Digested solids remaining are dewatered in a centrifuge (Westfalia) and a rotary drum dryer (Baker-Rullman). The resulting Class A EQ biosolids can be used as fertilizer.

Over time, every facet of the facility has seen improvements, many accomplished before her tenure. Improvements to the plant on her watch include a major renovation of the pumping station along a 9-foot interceptor pipe to more efficiently bring the influent to the plant.

“We have continuously improved our design flow, meaning the maximum flow we can take into the facility,” she says. “It was less than 100 mgd, and now we’re at 165 mgd. We’ve added tankage and made process adjustments so we can take more flow in, and we’ve improved our pumping capacity.”


When Cousens started her environmental engineering studies, she was one of only a few women in her class. “It was still a newer thought for women to be in the field, but I saw a lot of opportunity,” she says. “I worked hard. I pursued my master’s degree, my operator’s license, and my professional engineering license. I knew there were things I needed to obtain to be successful in this industry, and I just kept reaching out and working on those.”

She started working on her master’s immediately after graduating from college, taking classes at night while working for CDM Smith and then Charles River. “It was a lot of schooling and a lot of exams,” she says. “I got all that out of the way before I started my family,” which now includes two sons, 11 and 14.

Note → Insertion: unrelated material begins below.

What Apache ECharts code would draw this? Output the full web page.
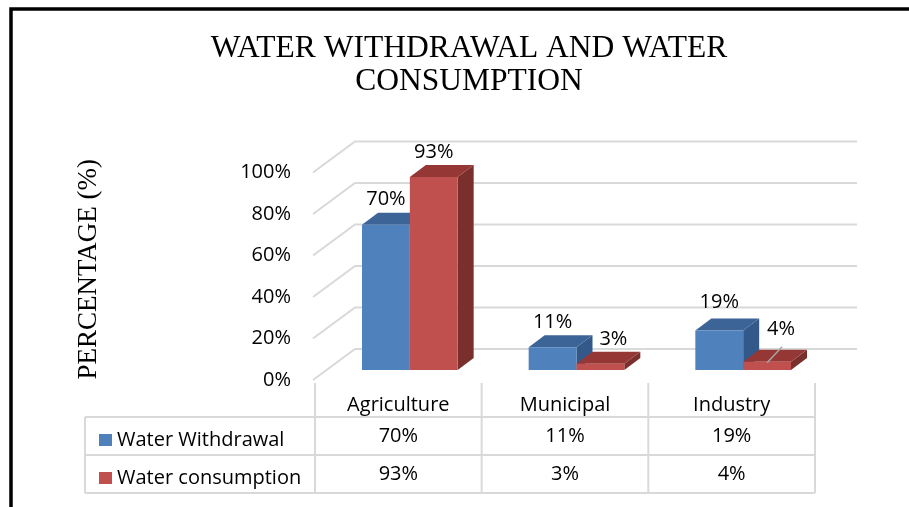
<!DOCTYPE html>
<html>
<head>
<meta charset="utf-8">
<script src="https://cdn.jsdelivr.net/npm/echarts@6/dist/echarts.min.js"></script>
<style>
  html, body { margin: 0; padding: 0; background: #fff; }
  #chart { width: 909px; height: 507px; }
</style>
</head>
<body>
<div id="chart"></div>
<script>
const categories = ['Agriculture', 'Municipal', 'Industry'];
const withdrawal = [70, 11, 19];
const consumption = [93, 3, 4];
const yTicks = [0, 20, 40, 60, 80, 100];
const seriesNames = ['Water Withdrawal', 'Water consumption'];

// 3D look
const WALL_DX = 42, WALL_DY = -31;   // back wall offset
const PLANE_DX = 11.5, PLANE_DY = -10; // bars sit in the middle of the floor
const DEPTH_DX = 16, DEPTH_DY = -12;  // bar depth
const GRID_LINE = '#d9d9d9';
const FONT = '"Open Sans", sans-serif';

const faces = [
  { front: '#4f81bd', top: '#3c6496', side: '#33588a' },
  { front: '#c0504d', top: '#943735', side: '#7b2f2d' }
];
// label nudges (px) for the small red bars, like the original
const labelShift = [
  [[0, -25], [0, -25], [0, -28]],
  [[0, -25], [13, -24], [14, -32]]
];
const leader = [[false, false, false], [false, false, true]];

const chart = echarts.init(document.getElementById('chart'));

function barRenderer(s) {
  return function (params, api) {
    const cat = api.value(0), v = api.value(1);
    const base = api.coord([cat, 0]);
    const top = api.coord([cat, v]);
    const bw = api.size([1, 0])[0] * 0.287;
    const x0 = base[0] + PLANE_DX + (s === 0 ? -bw : 0);
    const yb = base[1] + PLANE_DY, yt = top[1] + PLANE_DY;
    const c = faces[s];
    const off = labelShift[s][params.dataIndex];
    const cx = x0 + bw / 2;
    const children = [
      { type: 'polygon', shape: { points: [[x0 + bw, yt], [x0 + bw + DEPTH_DX, yt + DEPTH_DY], [x0 + bw + DEPTH_DX, yb + DEPTH_DY], [x0 + bw, yb]] }, style: { fill: c.side } },
      { type: 'polygon', shape: { points: [[x0, yt], [x0 + bw, yt], [x0 + bw + DEPTH_DX, yt + DEPTH_DY], [x0 + DEPTH_DX, yt + DEPTH_DY]] }, style: { fill: c.top } },
      { type: 'rect', shape: { x: x0, y: yt, width: bw, height: yb - yt }, style: { fill: c.front } },
      { type: 'text', style: { text: v + '%', x: cx + off[0], y: yt + off[1], align: 'center', verticalAlign: 'middle', font: '20px ' + FONT, fill: '#000' } }
    ];
    if (leader[s][params.dataIndex]) {
      children.push({ type: 'line', shape: { x1: cx, y1: yt + 1, x2: cx + 15, y2: yt - 15 }, style: { stroke: '#a6a6a6', lineWidth: 1.5 } });
    }
    return { type: 'group', children: children };
  };
}

function gridRenderer(params, api) {
  const v = api.value(1);
  const p = api.coord([0, v]);
  const cs = params.coordSys;
  const xl = cs.x - 2;
  return {
    type: 'polyline',
    shape: { points: [[xl, p[1]], [xl + WALL_DX, p[1] + WALL_DY], [cs.x + cs.width + WALL_DX, p[1] + WALL_DY]] },
    style: { stroke: GRID_LINE, lineWidth: 2, fill: null }
  };
}

// data table under the axis
function tableRenderer(params, api) {
  const i = api.value(0);
  const cs = params.coordSys;
  const colW = cs.width / categories.length;
  const y0 = cs.y + cs.height;
  const xl = cs.x + i * colW, xr = xl + colW, xc = xl + colW / 2;
  const lineStyle = { stroke: GRID_LINE, lineWidth: 2 };
  const children = [
    { type: 'line', shape: { x1: xl, y1: y0 + 3, x2: xl, y2: y0 + 113 }, style: lineStyle },
    { type: 'text', style: { text: api.value(1) + '%', x: xc, y: y0 + 56, align: 'center', verticalAlign: 'middle', font: '20px ' + FONT, fill: '#000' } },
    { type: 'text', style: { text: api.value(2) + '%', x: xc, y: y0 + 94, align: 'center', verticalAlign: 'middle', font: '20px ' + FONT, fill: '#000' } }
  ];
  if (i === categories.length - 1) {
    children.push({ type: 'line', shape: { x1: xr, y1: y0 + 3, x2: xr, y2: y0 + 113 }, style: lineStyle });
  }
  if (i === 0) {
    const left = 85;
    [37, 75, 113].forEach(function (dy) {
      children.push({ type: 'line', shape: { x1: left, y1: y0 + dy, x2: cs.x + cs.width, y2: y0 + dy }, style: lineStyle });
    });
    children.push({ type: 'line', shape: { x1: left, y1: y0 + 37, x2: left, y2: y0 + 113 }, style: lineStyle });
  }
  return { type: 'group', children: children };
}

const option = {
  backgroundColor: '#fff',
  animation: false,
  title: {
    text: 'WATER WITHDRAWAL AND WATER\nCONSUMPTION',
    left: 464,
    top: 27,
    textAlign: 'center',
    textStyle: { fontFamily: '"Liberation Serif", serif', fontSize: 31.5, fontWeight: 'normal', color: '#000', lineHeight: 33 }
  },
  legend: {
    data: seriesNames,
    orient: 'vertical',
    left: 94,
    top: 425,
    icon: 'rect',
    itemWidth: 13,
    itemHeight: 12,
    itemGap: 18,
    selectedMode: false,
    textStyle: { fontFamily: FONT, fontSize: 20, lineHeight: 20, color: '#000' }
  },
  grid: { left: 315, right: 94, top: 172.5, bottom: 127 },
  xAxis: {
    type: 'category',
    data: categories,
    axisLine: { show: false },
    axisTick: { show: false },
    axisLabel: { margin: 15, fontFamily: FONT, fontSize: 20, color: '#000' }
  },
  yAxis: {
    type: 'value',
    min: 0,
    max: 100,
    interval: 20,
    name: 'PERCENTAGE (%)',
    nameLocation: 'middle',
    nameRotate: 90,
    nameGap: 213,
    nameTextStyle: { fontFamily: '"Liberation Serif", serif', fontSize: 27, color: '#000', padding: [0, 0, 0, 14] },
    axisLine: { show: false },
    axisTick: { show: false },
    splitLine: { show: false },
    axisLabel: { margin: 24, formatter: '{value}%', fontFamily: FONT, fontSize: 20, color: '#000' }
  },
  graphic: [
    { type: 'polyline', shape: { points: [[11, 507], [11, 9], [909, 9]] }, style: { stroke: '#000', lineWidth: 3.5, fill: null }, z: 100 }
  ],
  series: [
    {
      type: 'custom', name: 'grid', silent: true, clip: false, z: 1,
      renderItem: gridRenderer,
      data: yTicks.map(function (v) { return [0, v]; })
    },
    {
      type: 'custom', name: seriesNames[0], clip: false, z: 2,
      itemStyle: { color: faces[0].front },
      renderItem: barRenderer(0),
      data: withdrawal.map(function (v, i) { return [i, v]; })
    },
    {
      type: 'custom', name: seriesNames[1], clip: false, z: 3,
      itemStyle: { color: faces[1].front },
      renderItem: barRenderer(1),
      data: consumption.map(function (v, i) { return [i, v]; })
    },
    {
      type: 'custom', name: 'table', silent: true, clip: false, z: 1,
      renderItem: tableRenderer,
      encode: { x: 0, y: 1 },
      data: categories.map(function (c, i) { return [i, withdrawal[i], consumption[i]]; })
    }
  ]
};

chart.setOption(option);
</script>
</body>
</html>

“The opportunities are very good for women in this industry,” she says. “It’s an excellent field, especially as you move into more of an administrative role. It requires many facets, including communication, technical ability and collaboration with cities, towns and regulatory agencies. For someone interested in water or wastewater, it’s an excellent field, male or female.”


Nevertheless, bringing new people into the field isn’t easy. “I would say one of the biggest challenges is making sure we have enough staff and trained staff. That’s been a problem across many industries, but it has hit the wastewater industry as well.”

To bolster recruiting, the district recently reached out to a vocational school about setting up a co-op program for maintenance, operations and laboratory jobs. “We definitely need to make more of an effort to expose high schoolers to this career path,” says Cousens.

The district also gives tours to groups of elementary, high school and college students. As her own career demonstrates, sometimes those tours can make a significant impact.

Cousens was deeply humbled by the Hatfield Award: “I felt really honored that my peers nominated me. It validates that hard work and commitment to the industry, and to this work, is recognized.”